Hace unos días, el bloque mayoritario en la Cámara de Diputados aprobó el Presupuesto de Egresos de la Federación para 2022. El oficialismo rechazó el debate para imponer un presupuesto al servicio del poder, no de los ciudadanos. No aceptaron ninguna modificación, de entre las casi 2 mil planteadas, para contribuir al beneficio del país.
En este contexto, mientras algunas dependencias incrementaron considerablemente su presupuesto, entidades autónomas como el Consejo de la Judicatura Federal –a cargo de la implementación de la reforma en materia de justicia laboral– sufrieron recortes que ponen en riesgo su capacidad para desempeñar adecuadamente sus funciones.

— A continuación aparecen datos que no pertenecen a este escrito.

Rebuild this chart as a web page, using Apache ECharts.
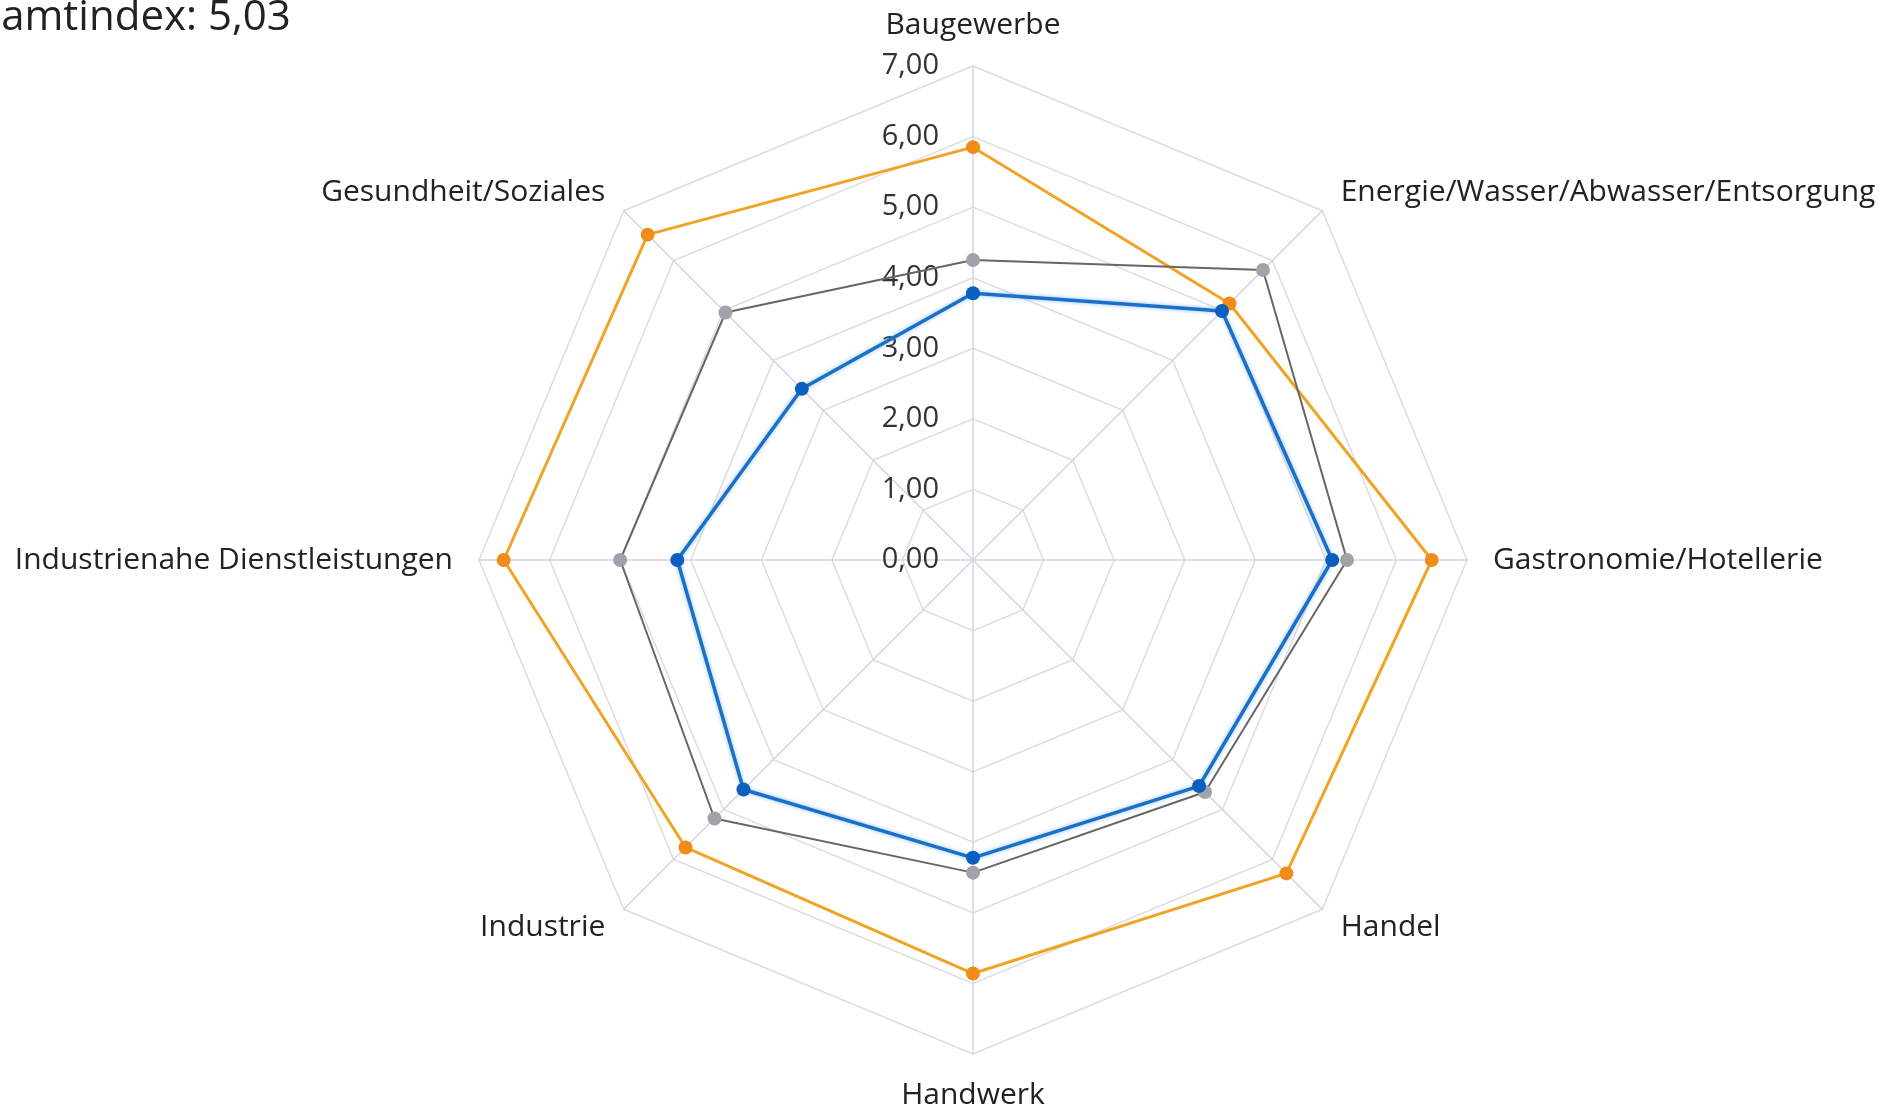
<!DOCTYPE html>
<html>
<head>
<meta charset="utf-8">
<script src="https://cdn.jsdelivr.net/npm/echarts@6/dist/echarts.min.js"></script>
<style>
  html, body { margin: 0; padding: 0; background: #fff; }
  #chart { width: 1885px; height: 1113px; }
</style>
</head>
<body>
<div id="chart"></div>
<script>
// radar goes counterclockwise in echarts, so categories are listed that way
var categories = ['Baugewerbe', 'Gesundheit/Soziales', 'Industrienahe Dienstleistungen', 'Industrie',
    'Handwerk', 'Handel', 'Gastronomie/Hotellerie', 'Energie/Wasser/Abwasser/Entsorgung'];
var orangeValues = [5.85, 6.52, 6.65, 5.76, 5.86, 6.28, 6.50, 5.14];
var greyValues = [4.25, 4.96, 5.00, 5.18, 4.43, 4.65, 5.30, 5.81];
var blueValues = [3.78, 3.43, 4.19, 4.60, 4.22, 4.53, 5.09, 4.99];
var tickValues = [0, 1, 2, 3, 4, 5, 6, 7];
var titleText = 'Gesamtindex: 5,03';

var myChart = echarts.init(document.getElementById('chart'));
var font = 'Open Sans';

var indicator = categories.map(function (name, i) {
    var item = { name: name, min: tickValues[0], max: tickValues[tickValues.length - 1] };
    if (i === 0) {
        // only the top axis carries the value labels
        item.axisLabel = {
            show: true,
            color: '#333',
            fontSize: 29,
            fontFamily: font,
            margin: 34,
            formatter: function (v) { return v.toFixed(2).replace('.', ','); }
        };
    }
    return item;
});

var option = {
    backgroundColor: '#fff',
    graphic: [{
        type: 'text',
        left: -73,
        top: -3,
        style: {
            text: titleText,
            fill: '#222',
            font: '42px "Open Sans"'
        }
    }],
    radar: {
        center: [973, 560],
        radius: 494,
        startAngle: 90,
        shape: 'polygon',
        splitNumber: tickValues.length - 1,
        indicator: indicator,
        nameGap: 26,
        axisName: {
            color: '#222',
            fontSize: 30,
            fontFamily: font
        },
        axisLine: { lineStyle: { color: '#d4d4e8', width: 1.5 } },
        splitLine: { lineStyle: { color: '#dcdce4', width: 1.5 } },
        splitArea: { show: false },
        axisLabel: { show: false }
    },
    series: [{
        type: 'radar',
        symbol: 'circle',
        symbolSize: 14,
        z: 2,
        data: [
            {
                value: orangeValues,
                lineStyle: { color: '#f0a426', width: 3 },
                itemStyle: { color: '#f28c18' }
            },
            {
                value: greyValues,
                lineStyle: { color: '#666', width: 2 },
                itemStyle: { color: '#a2a2aa' }
            },
            {
                value: blueValues,
                lineStyle: { color: '#1c6fc6', width: 3.5, shadowColor: 'rgba(90,170,240,0.7)', shadowBlur: 4 },
                itemStyle: { color: '#0b5fbf' }
            }
        ]
    }]
};
option && myChart.setOption(option);
</script>
</body>
</html>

Un caso grave es el del Instituto Nacional Electoral, que enfrenta un recorte de cerca de 5 mil millones de pesos, equivalente a casi 20% de los recursos solicitados por el Instituto y a una cuarta parte de su presupuesto operativo, necesario para organizar las seis elecciones locales que se celebrarán el próximo año, así como el proceso de consulta para la revocación de mandato.
Este nuevo golpe no sorprende a nadie. Desde hace tiempo, y con mayor fuerza desde hace algunos meses, el oficialismo ha emprendido una campaña en varios frentes para socavar al INE. Lo ha hecho a base de mentiras, amenazas, ataques personales contra sus integrantes y, ahora, mediante la reducción de su presupuesto.
En esa campaña, uno de los argumentos más difundidos ha sido que, si se reducen los sueldos de los consejeros electorales y se utilizan los fideicomisos con los que cuenta, el Instituto podría operar con normalidad para llevar a buen puerto la revocación. Es falso.
Por un lado, si se redujeran los sueldos de las y los consejeros, el dinero no sería ni remotamente suficiente. Se estima que la revocación costará 3,830 millones de pesos. El INE destina cada año menos de la décima parte de ese dinero para el pago de salarios de sus mandos, que no son sólo consejeros, sino decenas de directores generales, secretarios técnicos, coordinadores generales y vocales de sus juntas locales, entre otros cargos de enorme responsabilidad. Reducir sus ingresos, incluso en forma considerable, no representaría un ahorro significativo.
Por otro lado, los fideicomisos que maneja el INE sirven, como ha explicado el consejero Ciro Murayama, principalmente para dos propósitos: pagar pensiones del personal en retiro y expedir las credenciales para votar. Es decir, no podrían usarse esos recursos sin dañar prestaciones laborales o poner en riesgo los derechos políticos de las personas. Pero tampoco sería suficiente: juntos, ambos fideicomisos apenas podrían cubrir poco más de 600 millones de pesos.
Sin embargo, el golpe contra el INE no es sólo de carácter presupuestal, es eminentemente político. Cuando se recortan los recursos que el Instituto necesita para cumplir con sus funciones, se abre un espacio para desprestigiarlo y acusarlo tramposamente de ser un árbitro parcial o poco confiable; peor aún, para sembrar la falsa idea de que es incapaz y promover la necesidad de sustituirlo por algún modelo donde las elecciones las controle el gobierno. Esto nos regresaría 30 años a una era de arbitrariedad. Sería el golpe más grave a la democracia en la historia contemporánea.
Frente a esta nueva embestida contra uno de los pilares de nuestra República, es necesario plantarnos de forma contundente. Defender al INE es defender lo más esencial de nuestra democracia: la posibilidad de celebrar elecciones libres, justas e imparciales.
Por eso, esta tarea no es exclusiva de las oposiciones partidistas o de quienes están en desacuerdo con el oficialismo. Es una bandera bajo la cual estamos llamados a agruparnos quienes queremos un país democrático, con instituciones sólidas y autónomas; quienes defendemos el Estado de derecho y nos comprometemos con su consolidación. Si no somos capaces de unirnos en torno a esta causa común, francamente será difícil hacerlo en cualquier otra. El costo de fracasar en esta defensa democrática será ser muy alto, y potencialmente irreversible.